Standard Time Returns and Time Change Trivia

Love it or hate it, we've just had to fall back and return to Standard Time. So, rather than complain, have fun with the time change and baffle your friends with these interesting DST trivia facts. Enjoy!


*Many ancient civilizations divided their days into 24 hours just like us, but adjusted the 'hours’ lengths so that there would always be 12 hours of day and 12 of night (this had to make setting up a date really suck).

*While he did not propose DST, Benjamin Franklin, while serving as envoy to France, anonymously published a letter suggesting people rise early (and thus go to bed earlier) to economize on candles and make use of natural sunlight. so no, don't blame Ben Franklin for our having to change the clocks (and you being an hour early for church this morning!)

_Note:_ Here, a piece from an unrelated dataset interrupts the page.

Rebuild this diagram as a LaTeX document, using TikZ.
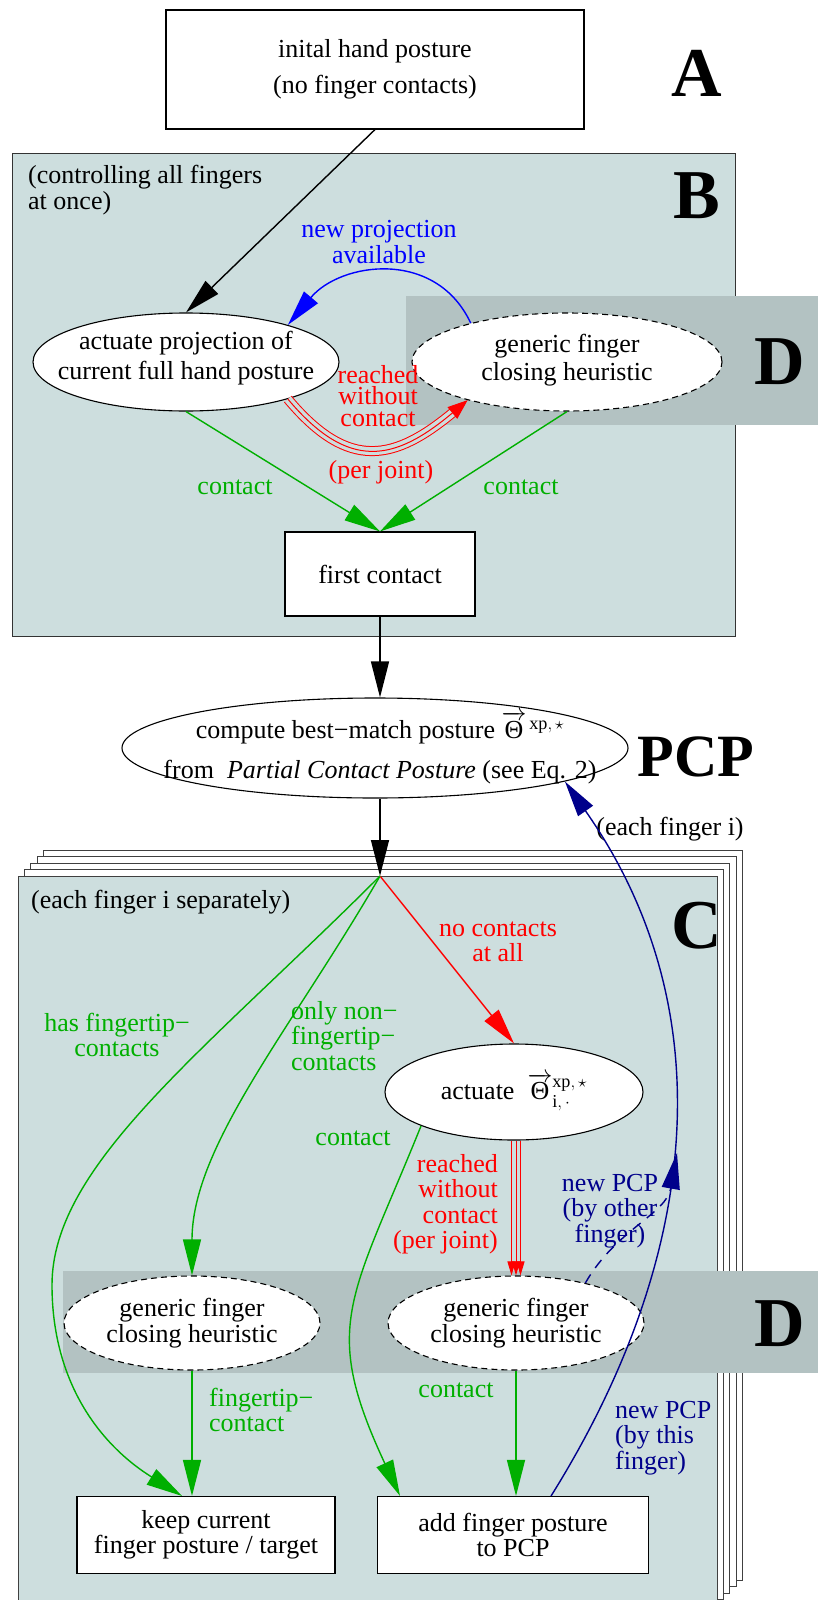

* The catalyst for starting DST: saving energy during World War I, after which it was dropped until, you guessed it, WWII. Funny how wars spur things to get done.

*While we shift by an hour today, twenty and thirty minute shifts, and also two hour shifts, have been used in the past anda re currently used in different places over the world.

* The Uniform Time Act of 1966 standardized DST start/stop dates for the United States even though it doesn't require states to observe DST (Ariziona and Hawaii don't).

*Even now, start/end dates aren’t standard around the world

*Switch dates are reversed in the Southern Hemisphere

*In some areas, voters have rejected use of DST altogether while in other areas, there are pushes to eliminate Standard Time and have DST all year long (thus making DST the new Standard Time).

*'Standard' Time only lasts 3 months of the year (hardly standard if you ask, me, how about calling it Daylight Losing Time?)